Some Informed Rev. Wright Thoughts
At God's Politics, Diana Butler Bass puts Rev. Wright's sermon in perspective:
But the attack on Rev. Wright reveals something beyond ignorance of basic dynamics of Christian community. It demonstrates the level of misunderstanding that still divides white and black Christians in the United States. Many white people find the traditions of African-American preaching offensive, especially when it comes to politics.I know because I am one of those white people. My first sustained encounter with African-American preaching came in graduate school about twenty years ago. I had been assigned as a teaching assistant to a course in Black Church Studies. The placement surprised me, since I had no background in the subject. But the professor assured me that "anyone with experience teaching American religion" would be able to handle the load.
Street Prophet supremo (and UCC minister), Pastor Dan writes:
This is of course part of the two-pronged effort to attack Obama's religious beliefs: smear him as a Muslim, and if not a Muslim, a member of a radical, "racist" church. It makes sense, if you think about it: it's one of the few ways conservatives have to define Obama before he defines himself.The bad news is that it works among the uninformed. The good news is that more people are becoming informed.
As for the clip itself, I didn't see anything offensive. Harsh, perhaps, but nothing to get our knickers in a knot over. Wright's point - to a congregation in one of the blackest and poorest neighborhoods in Chicago - is that Jesus understands their plight. The stuff about Obama is a tangent. So unless conservatives want to argue that Jesus didn't know anything about being poor and can't sympathize with them (an utterly un-Biblical proposition), they need to sit down, shut up, and let him have his religious freedom.
Professor Jonathan L. Walton at Religion Dispatches:
There is a difference between speaking truth to power in defense of the least of these, and scapegoating the defenseless on behalf of the status-quo. This is why it is inappropriate to compare Dr. Wright with Christian conservative voices like the late Jerry Falwell, Pat Robertson or John Hagee. The latter group turns attention away from the interests of a privileged elite-class and lays the ills of society at the door of America’s “usual suspects.” Hence, it is easy to blame racial/ethnic minorities, Islam, feminists, illegal immigrants and the homosexual agenda for events such as 9/11. It is much harder, however, to point the finger at corporate controlled government, a neo-conservative military agenda, and the capricious whims of an exit-poll obsessed administration. And this is what Dr. Wright has attempted to do on a consistent basis over the course of his thirty-six years as pastor. Unlike his conservative opposition, his critique of American society points up as his hand of compassion and justice reaches down.
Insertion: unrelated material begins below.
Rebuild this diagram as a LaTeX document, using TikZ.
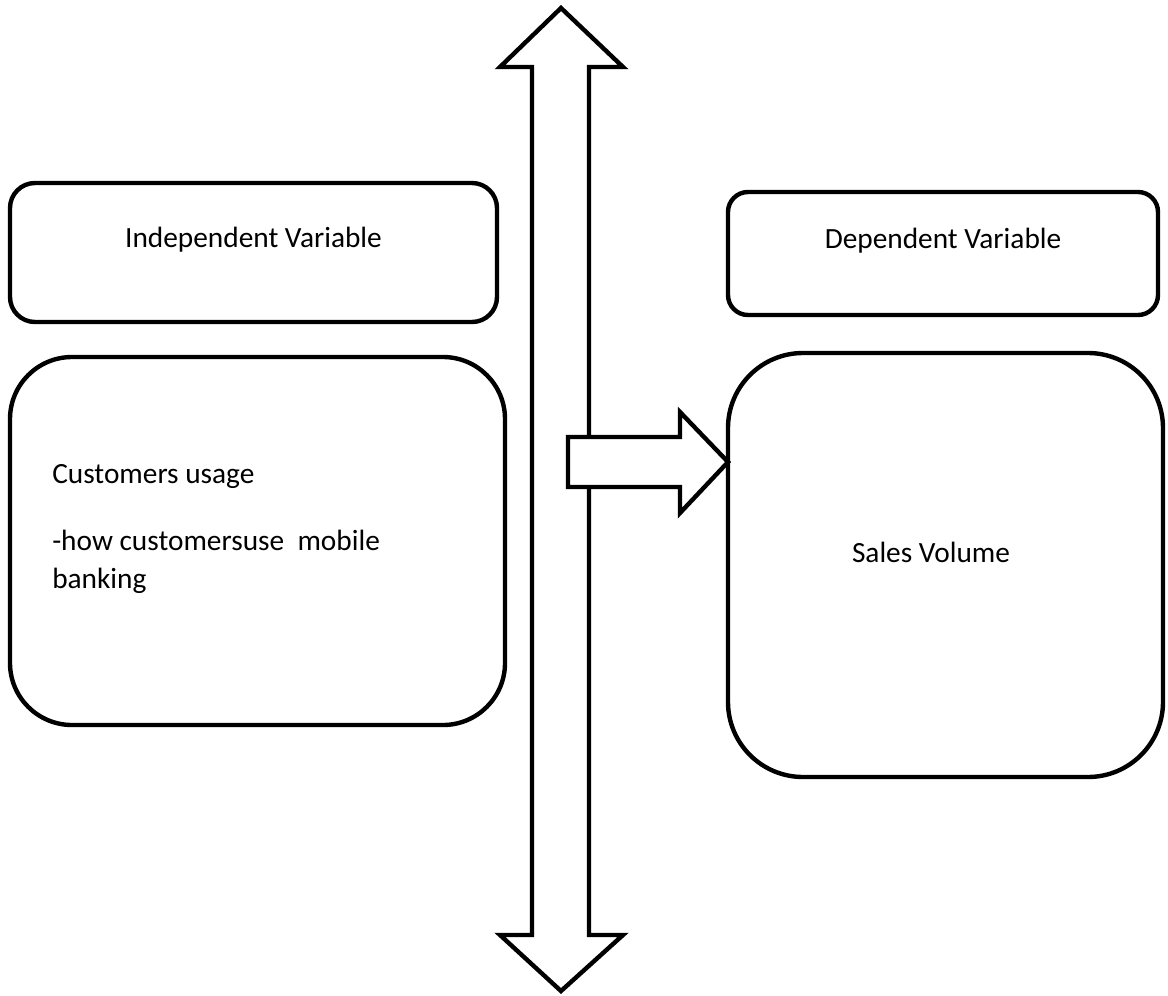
\documentclass[tikz,border=0pt]{standalone}
\usepackage{fontspec}
\setmainfont{Carlito}
\begin{document}
\begin{tikzpicture}[x=0.75pt,y=-0.75pt,
  shape line/.style={line width=3.3pt,line join=miter,draw=black,fill=white},
  vbox/.style={draw=black,line width=3.3pt,rectangle,inner sep=0pt},
  lbl/.style={inner sep=0pt,font=\fontsize{22}{28.5}\selectfont}]
\useasboundingbox (0,0) rectangle (1168,996);
% boxes
\node[vbox,rounded corners=25*0.75pt,minimum width=487*0.75pt,minimum height=139*0.75pt] (ind) at (253.5,252.5) {};
\node[vbox,rounded corners=62*0.75pt,minimum width=495*0.75pt,minimum height=368*0.75pt] (cust) at (257.5,541) {};
\node[vbox,rounded corners=20*0.75pt,minimum width=430*0.75pt,minimum height=123*0.75pt] (dep) at (943,253.5) {};
\node[vbox,rounded corners=75*0.75pt,minimum width=435*0.75pt,minimum height=424*0.75pt] (sales) at (945.5,565) {};
% labels
\node[lbl,anchor=base] (indt) at (253.5,247) {Independent Variable};
\node[lbl,anchor=base] (dept) at (943,248) {Dependent Variable};
\node[lbl,anchor=base] (salest) at (931,562) {Sales Volume};
\node[lbl,anchor=base west] (c1) at (52,483) {Customers usage};
\node[lbl,anchor=base west] (c2) at (52,550) {-how customersuse\ \ mobile};
\node[lbl,anchor=base west] (c3) at (52,588) {banking};
% vertical double arrow
\draw[shape line] (561,8) -- (623,67) -- (589,67) -- (589,935) -- (623,935)
  -- (561,991) -- (500,935) -- (532,935) -- (532,67) -- (500,67) -- cycle;
% right block arrow
\coordinate (tip) at (728,462);
\draw[shape line] (568,437) -- (680,437) -- (680,412) -- (tip) -- (680,513)
  -- (680,487) -- (568,487) -- cycle;
\end{tikzpicture}
\end{document}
The New Haven, Connecticut-based Rev. Kathleen McTigue writes on her blog Thinking Faithfully:
This week Barack Obama felt obligated to distance himself from his longtime minister at Trinity UCC, the Rev. Dr. Jeremiah Wright, because of things that Wright has said about race in America. It’s too bad. Dr. Wright is widely considered one of the best preachers in the country, and he has taken Trinity from a dying inner city church to a vibrant congregation of over 8,000, with vital service missions from Chicago to Africa. Whether or not you regard his words as true or incendiary, Dr. Wright is of course not running for President himself. He’s a preacher, and for decades he’s been doing a better job at it than most ordained ministers can ever dream of.
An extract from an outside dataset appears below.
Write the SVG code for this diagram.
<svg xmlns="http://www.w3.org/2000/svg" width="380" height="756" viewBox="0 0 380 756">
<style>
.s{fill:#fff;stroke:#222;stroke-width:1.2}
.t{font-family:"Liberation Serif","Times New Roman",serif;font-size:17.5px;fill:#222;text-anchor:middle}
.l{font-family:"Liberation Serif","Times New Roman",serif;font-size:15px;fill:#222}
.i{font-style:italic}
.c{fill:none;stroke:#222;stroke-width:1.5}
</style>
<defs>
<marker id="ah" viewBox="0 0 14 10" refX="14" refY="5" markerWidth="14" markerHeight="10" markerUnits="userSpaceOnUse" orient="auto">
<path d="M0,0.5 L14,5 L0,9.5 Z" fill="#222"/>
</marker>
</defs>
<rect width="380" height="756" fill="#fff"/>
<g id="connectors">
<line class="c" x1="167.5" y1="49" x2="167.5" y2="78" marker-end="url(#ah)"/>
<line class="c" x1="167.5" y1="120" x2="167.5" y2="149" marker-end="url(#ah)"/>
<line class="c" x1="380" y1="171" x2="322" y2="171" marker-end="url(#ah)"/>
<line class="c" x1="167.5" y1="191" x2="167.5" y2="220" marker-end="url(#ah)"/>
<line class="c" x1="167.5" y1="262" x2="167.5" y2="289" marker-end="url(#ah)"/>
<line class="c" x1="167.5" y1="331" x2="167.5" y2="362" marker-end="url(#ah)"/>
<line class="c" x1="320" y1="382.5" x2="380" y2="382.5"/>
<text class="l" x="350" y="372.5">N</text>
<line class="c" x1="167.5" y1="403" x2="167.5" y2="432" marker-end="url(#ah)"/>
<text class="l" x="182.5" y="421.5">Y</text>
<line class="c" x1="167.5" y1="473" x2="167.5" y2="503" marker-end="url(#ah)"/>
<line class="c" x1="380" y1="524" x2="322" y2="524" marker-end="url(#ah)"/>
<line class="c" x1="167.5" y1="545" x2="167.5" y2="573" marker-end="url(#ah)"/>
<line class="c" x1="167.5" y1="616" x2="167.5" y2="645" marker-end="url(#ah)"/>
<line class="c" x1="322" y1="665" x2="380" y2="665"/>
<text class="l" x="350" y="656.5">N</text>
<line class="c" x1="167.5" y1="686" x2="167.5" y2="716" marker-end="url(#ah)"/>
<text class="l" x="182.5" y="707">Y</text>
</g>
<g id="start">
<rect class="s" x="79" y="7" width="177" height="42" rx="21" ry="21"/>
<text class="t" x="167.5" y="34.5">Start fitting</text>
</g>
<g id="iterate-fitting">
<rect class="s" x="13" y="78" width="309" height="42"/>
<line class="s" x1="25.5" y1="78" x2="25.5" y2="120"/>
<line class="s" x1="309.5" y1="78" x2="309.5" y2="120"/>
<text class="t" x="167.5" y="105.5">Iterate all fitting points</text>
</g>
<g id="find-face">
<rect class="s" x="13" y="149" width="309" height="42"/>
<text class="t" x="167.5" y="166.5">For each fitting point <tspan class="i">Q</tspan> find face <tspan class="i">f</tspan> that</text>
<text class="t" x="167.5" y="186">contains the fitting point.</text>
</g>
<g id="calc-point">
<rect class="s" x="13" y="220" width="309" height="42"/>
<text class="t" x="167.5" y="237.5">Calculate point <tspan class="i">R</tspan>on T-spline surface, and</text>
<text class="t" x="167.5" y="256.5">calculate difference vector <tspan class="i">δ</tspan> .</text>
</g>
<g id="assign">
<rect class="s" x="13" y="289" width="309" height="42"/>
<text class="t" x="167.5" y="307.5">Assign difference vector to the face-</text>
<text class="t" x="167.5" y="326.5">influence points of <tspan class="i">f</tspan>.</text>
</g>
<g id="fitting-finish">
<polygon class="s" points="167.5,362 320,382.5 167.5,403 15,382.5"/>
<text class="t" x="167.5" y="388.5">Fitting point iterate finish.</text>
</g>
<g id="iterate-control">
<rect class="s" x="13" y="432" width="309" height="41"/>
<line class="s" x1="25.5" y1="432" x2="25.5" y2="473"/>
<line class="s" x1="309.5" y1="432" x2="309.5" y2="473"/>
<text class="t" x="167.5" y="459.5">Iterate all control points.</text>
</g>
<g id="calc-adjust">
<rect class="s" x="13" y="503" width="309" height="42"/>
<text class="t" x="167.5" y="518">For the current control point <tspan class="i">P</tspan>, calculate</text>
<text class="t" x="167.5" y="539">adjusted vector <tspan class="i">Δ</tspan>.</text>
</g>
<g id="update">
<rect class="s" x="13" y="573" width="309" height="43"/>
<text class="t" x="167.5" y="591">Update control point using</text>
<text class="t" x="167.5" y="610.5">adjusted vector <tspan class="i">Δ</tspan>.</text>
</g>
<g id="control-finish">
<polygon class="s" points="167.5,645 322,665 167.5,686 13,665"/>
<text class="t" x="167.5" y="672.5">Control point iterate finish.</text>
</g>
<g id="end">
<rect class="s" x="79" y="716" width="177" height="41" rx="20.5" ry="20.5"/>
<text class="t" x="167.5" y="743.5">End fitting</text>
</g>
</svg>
Preaching is different from political speech not only because it’s supposed to focus on a spiritual message rather than on winning votes. It’s different because of being part of a conversation, week after week, between a minister and his or her congregation. The conversation is always particular: the reason the gospel message lives on through the centuries is that people continue to hear it according to their lives and circumstances. A preacher’s job is to help them do that, and sometimes we do it best by being provocative and shocking.
Addressing the need for free pulpits and free pews, Rev. Debra Haffner writes:
I learned in divinity school that we are to "comfort the afflicted, and afflict the comfortable" when we are in the pulpit. It has never once occurred to me that I have to agree with my minister on everything he says or that anyone who comes to my services has to agree with me on anything or everything. Indeed in my tradition, we expect as many "I really disagreed with you today" as "good sermon, Reverend."But, we also have freedom on the pew. We encourage our congregants to take what they like, to leave the rest, to only believe our truths as it reflects their own. In all the reports on Reverend Wright, I haven't seen a news report that remembers to tell us that Trinity UCC has more than 6000 members and is the largest church in the UCC.